On January 20, Mohammed Al-Najjar returned to his home in Rafah, at the southern tip of the Gaza Strip. The 24-year-old lawyer, displaced by Israeli bombings to Deir Al-Balah in central Gaza, took advantage of the truce that began the previous day to visit his family home with his brother. There, they found that the six-story building had been reduced to a pile of rubble, twisted metal, shattered furniture and shards of plastic.
Mohammed, who is blind, described the scene over the phone as his brother narrated what he saw, calling from the top floor of a building in Deir Al-Balah where he found an internet signal. Israeli authorities continue to bar foreign journalists from entering the Palestinian territory. The conversation was punctuated by the crackle of automatic weapons, very close by. "In our neighborhood, only one building was still standing: a burned-out shell where no one can live," Mohammed said. "We couldn't find our bearings, where our street was, the houses. There was nothing left."

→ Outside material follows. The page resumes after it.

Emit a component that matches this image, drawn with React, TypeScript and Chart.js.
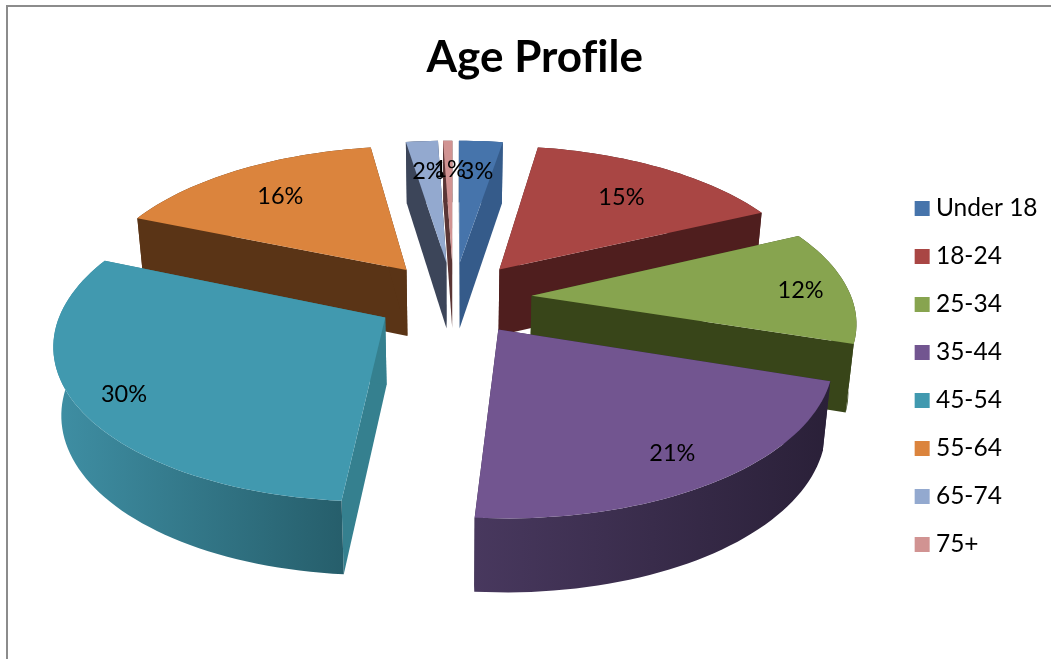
import React, { useEffect, useRef } from "react";
import { Chart, registerables } from "chart.js";

Chart.register(...registerables);

const categories = ["Under 18", "18-24", "25-34", "35-44", "45-54", "55-64", "65-74", "75+"];
const values = [2.6, 15.4, 12, 21.3, 30, 16.25, 1.9, 0.55];
const topColours = ["#4674AB", "#A94644", "#87A44F", "#725590", "#4199AF", "#DB843D", "#93A9CF", "#D19392"];
const faceColours = ["#355B8A", "#4F1E1E", "#384519", "#2E2340", "#35808F", "#5A3416", "#3C4559", "#5A3535"];
const wallLeft = ["#355B8A", "#4F1E1E", "#384519", "#48385E", "#3F8FA4", "#5A3416", "#3C4559", "#5A3535"];
const wallRight = ["#355B8A", "#4F1E1E", "#384519", "#2A2038", "#265E6B", "#5A3416", "#3C4559", "#5A3535"];
const labelReach = [0.75, 0.72, 0.85, 0.82, 0.86, 0.74, 0.75, 0.76];

const FONT = "Lato, 'Open Sans', sans-serif";
const CX = 453.5, CY = 298, RX = 320, RY = 150, DEPTH = 67, PERSPECTIVE = 0.15, EXPLODE = 0.245;

const project = (u: number, v: number, lower = false) => {
  const w = 1 - PERSPECTIVE * v;
  let x = CX + (RX * u) / w;
  let y = CY + (RY * v) / w;
  if (lower) {
    x = CX + (x - CX) * 0.98;
    y += DEPTH / Math.sqrt(w);
  }
  return { x, y };
};

const framePlugin = {
  id: "frame",
  beforeDraw(chart: any) {
    const { ctx, width, height } = chart;
    ctx.letterSpacing = "0.01px";
    ctx.save();
    ctx.fillStyle = "#ffffff";
    ctx.fillRect(0, 0, width, height);
    ctx.strokeStyle = "#8c8c8c";
    ctx.lineWidth = 2;
    ctx.beginPath();
    ctx.moveTo(7, height);
    ctx.lineTo(7, 6);
    ctx.lineTo(width, 6);
    ctx.stroke();
    ctx.restore();
  },
};

const pie3dPlugin = {
  id: "pie3d",
  beforeDatasetDraw() {
    return false;
  },
  afterDatasetsDraw(chart: any) {
    const { ctx } = chart;
    const arcs: any[] = chart.getDatasetMeta(0).data;
    const order = arcs
      .map((arc, i) => ({ arc, i, mid: (arc.startAngle + arc.endAngle) / 2 }))
      .sort((a, b) => Math.sin(a.mid) - Math.sin(b.mid));
    ctx.save();
    for (const { arc, i, mid } of order) {
      const ou = EXPLODE * Math.cos(mid);
      const ov = EXPLODE * Math.sin(mid);
      const pts: number[] = [];
      const steps = Math.max(2, Math.ceil((arc.endAngle - arc.startAngle) / 0.03));
      for (let s = 0; s <= steps; s++) pts.push(arc.startAngle + ((arc.endAngle - arc.startAngle) * s) / steps);
      const rim = (lower: boolean) => pts.map((a) => project(ou + Math.cos(a), ov + Math.sin(a), lower));
      const upper = rim(false);
      const under = rim(true);
      const tip = project(ou, ov);
      const tipLow = project(ou, ov, true);
      const fill = (poly: { x: number; y: number }[], style: any) => {
        ctx.beginPath();
        poly.forEach((p, n) => (n ? ctx.lineTo(p.x, p.y) : ctx.moveTo(p.x, p.y)));
        ctx.closePath();
        ctx.fillStyle = style;
        ctx.fill();
      };
      fill([tip, upper[0], under[0], tipLow], faceColours[i]);
      fill([tip, upper[steps], under[steps], tipLow], faceColours[i]);
      const wall = [...upper, ...[...under].reverse()];
      const xs = wall.map((p) => p.x);
      const grad = ctx.createLinearGradient(Math.min(...xs), 0, Math.max(...xs), 0);
      grad.addColorStop(0, wallLeft[i]);
      grad.addColorStop(1, wallRight[i]);
      fill(wall, grad);
      fill([tip, ...upper], topColours[i]);
    }
    ctx.fillStyle = "#000000";
    ctx.font = `23.5px ${FONT}`;
    ctx.textAlign = "center";
    ctx.textBaseline = "middle";
    arcs.forEach((arc, i) => {
      const mid = (arc.startAngle + arc.endAngle) / 2;
      const r = EXPLODE + labelReach[i];
      const p = project(r * Math.cos(mid), r * Math.sin(mid));
      ctx.fillText(`${Math.round(values[i])}%`, p.x + 1, p.y + 2.5);
    });
    ctx.restore();
  },
};

export default function App() {
  const ref = useRef<HTMLCanvasElement>(null);
  useEffect(() => {
    document.body.style.margin = "0";
    const chart = new Chart(ref.current as HTMLCanvasElement, {
      type: "pie",
      data: {
        labels: categories,
        datasets: [{ data: values, backgroundColor: topColours, borderColor: topColours, borderWidth: 12 }],
      },
      options: {
        responsive: false,
        animation: false,
        layout: { padding: { left: 22, right: 3.5, bottom: -94 } },
        plugins: {
          tooltip: { enabled: false },
          title: {
            display: true,
            text: "Age Profile",
            color: "#000000",
            font: { family: FONT, size: 44, weight: "bold" },
            padding: { top: 31, bottom: 9 },
          },
          legend: {
            position: "right",
            labels: {
              color: "#000000",
              font: { family: FONT, size: 24.5 },
              boxWidth: 3,
              boxHeight: 3,
              padding: 23.5,
            },
          },
        },
      } as any,
      plugins: [framePlugin, pie3dPlugin],
    });
    return () => chart.destroy();
  }, []);
  return <canvas ref={ref} width={1051} height={659} style={{ display: "block" }} />;
}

The same could be said for nearly all of Rafah. The city, which had some 250,000 residents before October 7, 2023, has been pummeled relentlessly. According to an analysis by Le Monde's video team using satellite imagery, 68% of its buildings have been leveled. The structures that escaped the barrage of bombs and missiles dropped on the city over the past 19 months have been destroyed by bulldozers, block by block. The few buildings still standing are gutted.